#### Task statement
Give back the full listing, character for character, with no pictures.

#### Given information
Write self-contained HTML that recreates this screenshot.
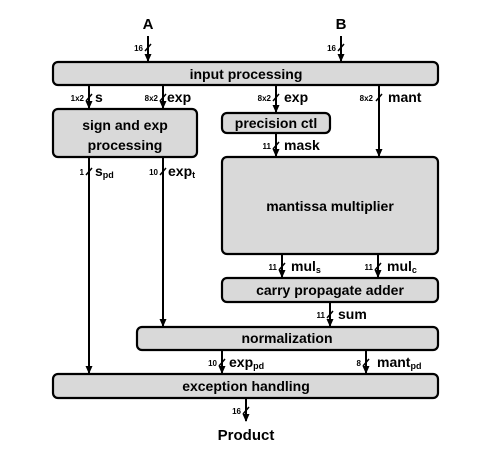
<!DOCTYPE html>
<html><head><style>body{margin:0;background:#fff}svg{display:block}</style></head><body>
<svg width="496" height="451" viewBox="0 0 496 451" xmlns="http://www.w3.org/2000/svg" font-family="Liberation Sans, Arial, sans-serif" font-weight="bold">
<defs><marker id="a" markerWidth="9" markerHeight="9" refX="7" refY="4.5" orient="auto" markerUnits="userSpaceOnUse"><path d="M0,1 L8,4.5 L0,8 Z" fill="#000"/></marker></defs>
<g fill="#d9d9d9" stroke="#000" stroke-width="2.2">
<rect x="53" y="62" width="385" height="23" rx="5"/>
<rect x="53" y="109" width="144" height="48" rx="5"/>
<rect x="222" y="113" width="108" height="20" rx="5"/>
<rect x="222" y="157" width="216" height="97" rx="5"/>
<rect x="222" y="278" width="216" height="24" rx="5"/>
<rect x="137" y="327" width="301" height="23" rx="5"/>
<rect x="53" y="374" width="385" height="24" rx="5"/>
</g>
<g stroke="#000" stroke-width="2" marker-end="url(#a)">
<line x1="148" y1="36" x2="148" y2="61"/>
<line x1="341" y1="36" x2="341" y2="61"/>
<line x1="89" y1="86" x2="89" y2="108"/>
<line x1="163" y1="86" x2="163" y2="108"/>
<line x1="276" y1="86" x2="276" y2="112"/>
<line x1="379" y1="86" x2="379" y2="156"/>
<line x1="276" y1="134" x2="276" y2="156"/>
<line x1="89" y1="158" x2="89" y2="373"/>
<line x1="163" y1="158" x2="163" y2="326"/>
<line x1="282" y1="255" x2="282" y2="277"/>
<line x1="378" y1="255" x2="378" y2="277"/>
<line x1="330" y1="303" x2="330" y2="326"/>
<line x1="222" y1="351" x2="222" y2="373"/>
<line x1="366" y1="351" x2="366" y2="373"/>
<line x1="246" y1="399" x2="246" y2="421"/>
</g>
<g stroke="#000" stroke-width="1.5">
<line x1="145" y1="51" x2="151" y2="44"/>
<line x1="338" y1="51" x2="344" y2="44"/>
<line x1="86" y1="101" x2="92" y2="94"/>
<line x1="160" y1="101" x2="166" y2="94"/>
<line x1="273" y1="101" x2="279" y2="94"/>
<line x1="376" y1="101" x2="382" y2="94"/>
<line x1="273" y1="149" x2="279" y2="142"/>
<line x1="86" y1="175" x2="92" y2="168"/>
<line x1="160" y1="175" x2="166" y2="168"/>
<line x1="279" y1="270" x2="285" y2="263"/>
<line x1="375" y1="270" x2="381" y2="263"/>
<line x1="327" y1="318" x2="333" y2="311"/>
<line x1="219" y1="366" x2="225" y2="359"/>
<line x1="363" y1="366" x2="369" y2="359"/>
<line x1="243" y1="414" x2="249" y2="407"/>
</g>
<g font-size="14" text-anchor="middle">
<text x="148" y="29" font-size="15">A</text>
<text x="341" y="29" font-size="15">B</text>
<text x="246" y="79">input processing</text>
<text x="125" y="130">sign and exp</text>
<text x="125" y="150">processing</text>
<text x="276" y="128">precision ctl</text>
<text x="330" y="211">mantissa multiplier</text>
<text x="330" y="295">carry propagate adder</text>
<text x="287" y="343">normalization</text>
<text x="246" y="391">exception handling</text>
<text x="246" y="440" font-size="15">Product</text>
</g>
<g font-size="8" text-anchor="end">
<text x="143" y="51">16</text>
<text x="336" y="51">16</text>
<text x="84" y="101">1x2</text>
<text x="158" y="101">8x2</text>
<text x="271" y="101">8x2</text>
<text x="373" y="101">8x2</text>
<text x="271" y="149">11</text>
<text x="84" y="175">1</text>
<text x="158" y="175">10</text>
<text x="277" y="270">11</text>
<text x="373" y="270">11</text>
<text x="325" y="318">11</text>
<text x="217" y="366">10</text>
<text x="361" y="366">8</text>
<text x="241" y="414">16</text>
</g>
<g font-size="14">
<text x="95" y="102">s</text>
<text x="167" y="102">exp</text>
<text x="284" y="102">exp</text>
<text x="388" y="102">mant</text>
<text x="284" y="150">mask</text>
<text x="95" y="176">s<tspan font-size="9" dy="2">pd</tspan></text>
<text x="168" y="176">exp<tspan font-size="9" dy="2">t</tspan></text>
<text x="291" y="271">mul<tspan font-size="9" dy="2">s</tspan></text>
<text x="387" y="271">mul<tspan font-size="9" dy="2">c</tspan></text>
<text x="338" y="319">sum</text>
<text x="229" y="367">exp<tspan font-size="9" dy="2">pd</tspan></text>
<text x="377" y="367">mant<tspan font-size="9" dy="2">pd</tspan></text>
</g>
</svg>
</body></html>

#### Reply
Write self-contained HTML that recreates this screenshot.
<!DOCTYPE html>
<html><head><style>body{margin:0;background:#fff}svg{display:block}</style></head><body>
<svg width="496" height="451" viewBox="0 0 496 451" xmlns="http://www.w3.org/2000/svg" font-family="Liberation Sans, Arial, sans-serif" font-weight="bold">
<defs><marker id="a" markerWidth="9" markerHeight="9" refX="7" refY="4.5" orient="auto" markerUnits="userSpaceOnUse"><path d="M0,1 L8,4.5 L0,8 Z" fill="#000"/></marker></defs>
<g fill="#d9d9d9" stroke="#000" stroke-width="2.2">
<rect x="53" y="62" width="385" height="23" rx="5"/>
<rect x="53" y="109" width="144" height="48" rx="5"/>
<rect x="222" y="113" width="108" height="20" rx="5"/>
<rect x="222" y="157" width="216" height="97" rx="5"/>
<rect x="222" y="278" width="216" height="24" rx="5"/>
<rect x="137" y="327" width="301" height="23" rx="5"/>
<rect x="53" y="374" width="385" height="24" rx="5"/>
</g>
<g stroke="#000" stroke-width="2" marker-end="url(#a)">
<line x1="148" y1="36" x2="148" y2="61"/>
<line x1="341" y1="36" x2="341" y2="61"/>
<line x1="89" y1="86" x2="89" y2="108"/>
<line x1="163" y1="86" x2="163" y2="108"/>
<line x1="276" y1="86" x2="276" y2="112"/>
<line x1="379" y1="86" x2="379" y2="156"/>
<line x1="276" y1="134" x2="276" y2="156"/>
<line x1="89" y1="158" x2="89" y2="373"/>
<line x1="163" y1="158" x2="163" y2="326"/>
<line x1="282" y1="255" x2="282" y2="277"/>
<line x1="378" y1="255" x2="378" y2="277"/>
<line x1="330" y1="303" x2="330" y2="326"/>
<line x1="222" y1="351" x2="222" y2="373"/>
<line x1="366" y1="351" x2="366" y2="373"/>
<line x1="246" y1="399" x2="246" y2="421"/>
</g>
<g stroke="#000" stroke-width="1.5">
<line x1="145" y1="51" x2="151" y2="44"/>
<line x1="338" y1="51" x2="344" y2="44"/>
<line x1="86" y1="101" x2="92" y2="94"/>
<line x1="160" y1="101" x2="166" y2="94"/>
<line x1="273" y1="101" x2="279" y2="94"/>
<line x1="376" y1="101" x2="382" y2="94"/>
<line x1="273" y1="149" x2="279" y2="142"/>
<line x1="86" y1="175" x2="92" y2="168"/>
<line x1="160" y1="175" x2="166" y2="168"/>
<line x1="279" y1="270" x2="285" y2="263"/>
<line x1="375" y1="270" x2="381" y2="263"/>
<line x1="327" y1="318" x2="333" y2="311"/>
<line x1="219" y1="366" x2="225" y2="359"/>
<line x1="363" y1="366" x2="369" y2="359"/>
<line x1="243" y1="414" x2="249" y2="407"/>
</g>
<g font-size="14" text-anchor="middle">
<text x="148" y="29" font-size="15">A</text>
<text x="341" y="29" font-size="15">B</text>
<text x="246" y="79">input processing</text>
<text x="125" y="130">sign and exp</text>
<text x="125" y="150">processing</text>
<text x="276" y="128">precision ctl</text>
<text x="330" y="211">mantissa multiplier</text>
<text x="330" y="295">carry propagate adder</text>
<text x="287" y="343">normalization</text>
<text x="246" y="391">exception handling</text>
<text x="246" y="440" font-size="15">Product</text>
</g>
<g font-size="8" text-anchor="end">
<text x="143" y="51">16</text>
<text x="336" y="51">16</text>
<text x="84" y="101">1x2</text>
<text x="158" y="101">8x2</text>
<text x="271" y="101">8x2</text>
<text x="373" y="101">8x2</text>
<text x="271" y="149">11</text>
<text x="84" y="175">1</text>
<text x="158" y="175">10</text>
<text x="277" y="270">11</text>
<text x="373" y="270">11</text>
<text x="325" y="318">11</text>
<text x="217" y="366">10</text>
<text x="361" y="366">8</text>
<text x="241" y="414">16</text>
</g>
<g font-size="14">
<text x="95" y="102">s</text>
<text x="167" y="102">exp</text>
<text x="284" y="102">exp</text>
<text x="388" y="102">mant</text>
<text x="284" y="150">mask</text>
<text x="95" y="176">s<tspan font-size="9" dy="2">pd</tspan></text>
<text x="168" y="176">exp<tspan font-size="9" dy="2">t</tspan></text>
<text x="291" y="271">mul<tspan font-size="9" dy="2">s</tspan></text>
<text x="387" y="271">mul<tspan font-size="9" dy="2">c</tspan></text>
<text x="338" y="319">sum</text>
<text x="229" y="367">exp<tspan font-size="9" dy="2">pd</tspan></text>
<text x="377" y="367">mant<tspan font-size="9" dy="2">pd</tspan></text>
</g>
</svg>
</body></html>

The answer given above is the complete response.